> [PROBLEM]
Would you retype, exactly and without the pictures, the lines between the line holding "Rebuild this chart" and the line holding "const yTicks = [0, 2, 4, 6, 8, 10, 12, 14];", inclusive, and nothing else?

> [EXTRACTED INFORMATION]
☆ ☆ ☆ ☆
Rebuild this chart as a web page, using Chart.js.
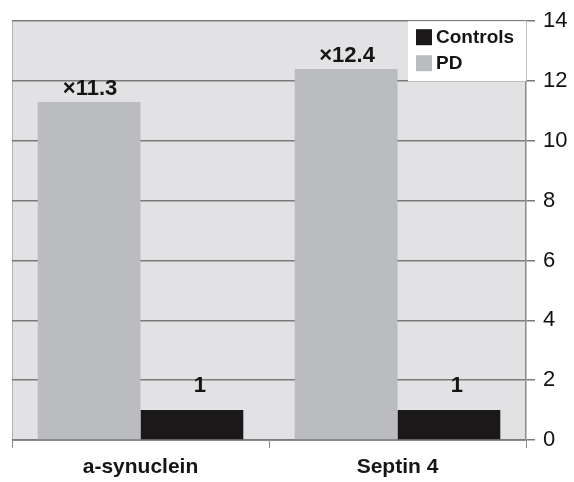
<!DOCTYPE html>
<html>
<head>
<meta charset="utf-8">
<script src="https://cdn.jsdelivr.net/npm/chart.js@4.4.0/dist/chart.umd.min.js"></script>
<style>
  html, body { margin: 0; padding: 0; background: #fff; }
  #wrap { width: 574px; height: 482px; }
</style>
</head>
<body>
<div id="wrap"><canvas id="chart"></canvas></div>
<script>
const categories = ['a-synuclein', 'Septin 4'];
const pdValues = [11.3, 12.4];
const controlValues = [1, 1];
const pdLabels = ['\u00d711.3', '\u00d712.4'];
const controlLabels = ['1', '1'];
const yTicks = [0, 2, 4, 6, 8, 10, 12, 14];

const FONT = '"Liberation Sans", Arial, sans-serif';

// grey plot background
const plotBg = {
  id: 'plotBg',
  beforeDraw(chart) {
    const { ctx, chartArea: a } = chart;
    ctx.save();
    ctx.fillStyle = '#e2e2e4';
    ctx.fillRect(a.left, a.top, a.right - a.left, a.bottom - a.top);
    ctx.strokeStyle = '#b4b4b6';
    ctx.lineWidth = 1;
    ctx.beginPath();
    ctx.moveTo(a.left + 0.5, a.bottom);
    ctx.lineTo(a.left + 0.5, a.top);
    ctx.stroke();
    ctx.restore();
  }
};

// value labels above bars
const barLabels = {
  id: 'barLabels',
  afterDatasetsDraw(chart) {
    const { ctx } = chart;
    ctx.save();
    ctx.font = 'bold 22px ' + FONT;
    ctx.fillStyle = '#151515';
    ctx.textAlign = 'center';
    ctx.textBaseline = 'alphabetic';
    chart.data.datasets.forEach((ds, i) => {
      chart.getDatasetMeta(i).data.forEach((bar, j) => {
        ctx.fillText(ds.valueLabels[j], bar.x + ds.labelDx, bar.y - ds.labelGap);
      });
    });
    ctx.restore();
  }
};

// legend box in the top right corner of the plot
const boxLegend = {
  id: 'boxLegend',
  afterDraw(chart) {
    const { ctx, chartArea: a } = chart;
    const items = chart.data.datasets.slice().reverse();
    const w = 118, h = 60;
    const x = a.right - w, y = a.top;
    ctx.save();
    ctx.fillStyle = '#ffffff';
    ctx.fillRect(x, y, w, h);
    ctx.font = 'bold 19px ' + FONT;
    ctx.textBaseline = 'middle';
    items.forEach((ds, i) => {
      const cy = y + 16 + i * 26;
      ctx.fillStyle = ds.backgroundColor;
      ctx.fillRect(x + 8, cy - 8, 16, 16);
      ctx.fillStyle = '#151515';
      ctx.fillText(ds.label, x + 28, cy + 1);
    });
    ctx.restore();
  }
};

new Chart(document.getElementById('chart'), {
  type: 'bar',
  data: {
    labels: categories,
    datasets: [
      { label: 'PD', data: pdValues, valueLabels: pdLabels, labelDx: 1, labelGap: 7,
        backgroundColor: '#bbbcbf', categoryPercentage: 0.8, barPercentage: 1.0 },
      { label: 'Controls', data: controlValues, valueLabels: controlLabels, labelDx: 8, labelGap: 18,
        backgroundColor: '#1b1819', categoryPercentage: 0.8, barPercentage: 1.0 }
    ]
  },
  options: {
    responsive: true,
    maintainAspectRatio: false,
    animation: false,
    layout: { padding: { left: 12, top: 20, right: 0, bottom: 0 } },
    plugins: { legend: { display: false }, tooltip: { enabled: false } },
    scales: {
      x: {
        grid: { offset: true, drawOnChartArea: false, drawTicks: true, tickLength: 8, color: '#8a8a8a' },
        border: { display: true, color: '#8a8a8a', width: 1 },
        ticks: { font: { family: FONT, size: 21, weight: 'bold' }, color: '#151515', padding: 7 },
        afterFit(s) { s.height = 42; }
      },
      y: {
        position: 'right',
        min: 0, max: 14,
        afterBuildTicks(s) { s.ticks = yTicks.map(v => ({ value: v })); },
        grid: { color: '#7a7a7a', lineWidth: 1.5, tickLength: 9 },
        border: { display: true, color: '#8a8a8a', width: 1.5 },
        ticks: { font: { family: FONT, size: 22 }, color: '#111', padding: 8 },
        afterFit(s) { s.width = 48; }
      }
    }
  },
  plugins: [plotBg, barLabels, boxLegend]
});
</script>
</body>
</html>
☆ ☆ ☆ ☆
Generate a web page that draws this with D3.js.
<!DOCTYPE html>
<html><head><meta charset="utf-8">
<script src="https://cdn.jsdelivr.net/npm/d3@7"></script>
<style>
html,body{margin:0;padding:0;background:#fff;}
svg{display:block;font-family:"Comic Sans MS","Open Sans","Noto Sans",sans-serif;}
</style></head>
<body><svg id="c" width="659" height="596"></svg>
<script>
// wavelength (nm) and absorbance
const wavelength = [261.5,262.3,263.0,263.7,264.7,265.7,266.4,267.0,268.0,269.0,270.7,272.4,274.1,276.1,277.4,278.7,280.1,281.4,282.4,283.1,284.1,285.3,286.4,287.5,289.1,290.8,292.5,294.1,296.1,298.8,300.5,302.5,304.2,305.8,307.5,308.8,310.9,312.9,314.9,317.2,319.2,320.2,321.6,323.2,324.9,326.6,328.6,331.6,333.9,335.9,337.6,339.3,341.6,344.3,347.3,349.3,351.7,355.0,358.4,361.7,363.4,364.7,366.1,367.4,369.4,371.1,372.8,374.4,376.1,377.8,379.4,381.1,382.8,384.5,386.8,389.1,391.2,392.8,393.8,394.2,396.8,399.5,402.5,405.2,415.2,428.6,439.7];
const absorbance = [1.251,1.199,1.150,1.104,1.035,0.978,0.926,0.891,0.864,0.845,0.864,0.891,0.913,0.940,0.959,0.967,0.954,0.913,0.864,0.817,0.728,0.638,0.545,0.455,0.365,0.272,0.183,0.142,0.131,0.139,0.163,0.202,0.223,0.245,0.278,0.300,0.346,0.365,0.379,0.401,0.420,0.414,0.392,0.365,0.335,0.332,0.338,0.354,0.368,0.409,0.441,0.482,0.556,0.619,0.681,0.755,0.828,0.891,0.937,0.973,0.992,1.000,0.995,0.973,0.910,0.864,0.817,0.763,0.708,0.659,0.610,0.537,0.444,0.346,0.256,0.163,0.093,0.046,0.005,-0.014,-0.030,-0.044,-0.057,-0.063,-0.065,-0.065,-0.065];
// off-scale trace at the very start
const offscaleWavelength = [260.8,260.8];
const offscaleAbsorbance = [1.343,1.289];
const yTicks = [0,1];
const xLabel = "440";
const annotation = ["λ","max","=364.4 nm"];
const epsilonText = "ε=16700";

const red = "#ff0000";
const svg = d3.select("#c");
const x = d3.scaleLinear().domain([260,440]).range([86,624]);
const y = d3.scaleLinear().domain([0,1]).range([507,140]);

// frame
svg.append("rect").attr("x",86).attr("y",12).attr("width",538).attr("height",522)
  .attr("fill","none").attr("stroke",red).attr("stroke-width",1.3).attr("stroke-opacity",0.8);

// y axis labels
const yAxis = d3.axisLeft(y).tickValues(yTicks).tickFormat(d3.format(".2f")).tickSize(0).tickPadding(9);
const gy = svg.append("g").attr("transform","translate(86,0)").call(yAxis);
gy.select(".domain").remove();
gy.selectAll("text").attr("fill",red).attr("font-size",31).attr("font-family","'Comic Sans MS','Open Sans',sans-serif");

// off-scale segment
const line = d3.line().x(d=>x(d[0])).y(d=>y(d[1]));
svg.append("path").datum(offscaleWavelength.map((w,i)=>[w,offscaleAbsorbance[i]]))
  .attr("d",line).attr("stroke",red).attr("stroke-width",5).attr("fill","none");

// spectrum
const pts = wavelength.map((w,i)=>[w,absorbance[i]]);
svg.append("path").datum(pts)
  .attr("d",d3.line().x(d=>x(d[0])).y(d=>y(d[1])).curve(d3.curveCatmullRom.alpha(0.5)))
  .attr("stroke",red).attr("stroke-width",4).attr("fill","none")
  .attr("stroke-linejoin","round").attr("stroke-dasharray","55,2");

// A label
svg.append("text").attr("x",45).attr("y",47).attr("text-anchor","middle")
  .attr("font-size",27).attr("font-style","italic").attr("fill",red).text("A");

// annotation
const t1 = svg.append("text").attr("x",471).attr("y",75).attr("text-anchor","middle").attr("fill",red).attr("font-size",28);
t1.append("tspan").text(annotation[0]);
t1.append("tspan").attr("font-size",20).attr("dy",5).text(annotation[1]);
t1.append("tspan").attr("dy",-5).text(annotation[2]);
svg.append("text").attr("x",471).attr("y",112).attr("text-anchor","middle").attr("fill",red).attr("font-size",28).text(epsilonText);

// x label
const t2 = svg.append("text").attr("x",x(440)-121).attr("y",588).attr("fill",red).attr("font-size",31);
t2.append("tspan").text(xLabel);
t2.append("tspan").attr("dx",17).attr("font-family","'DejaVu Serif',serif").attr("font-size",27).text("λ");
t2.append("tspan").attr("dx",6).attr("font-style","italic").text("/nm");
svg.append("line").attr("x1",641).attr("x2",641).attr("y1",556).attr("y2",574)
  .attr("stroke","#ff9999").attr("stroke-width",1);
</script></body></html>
☆ ☆ ☆ ☆
> [FINAL ANSWER]
Rebuild this chart as a web page, using Chart.js.
<!DOCTYPE html>
<html>
<head>
<meta charset="utf-8">
<script src="https://cdn.jsdelivr.net/npm/chart.js@4.4.0/dist/chart.umd.min.js"></script>
<style>
  html, body { margin: 0; padding: 0; background: #fff; }
  #wrap { width: 574px; height: 482px; }
</style>
</head>
<body>
<div id="wrap"><canvas id="chart"></canvas></div>
<script>
const categories = ['a-synuclein', 'Septin 4'];
const pdValues = [11.3, 12.4];
const controlValues = [1, 1];
const pdLabels = ['\u00d711.3', '\u00d712.4'];
const controlLabels = ['1', '1'];
const yTicks = [0, 2, 4, 6, 8, 10, 12, 14];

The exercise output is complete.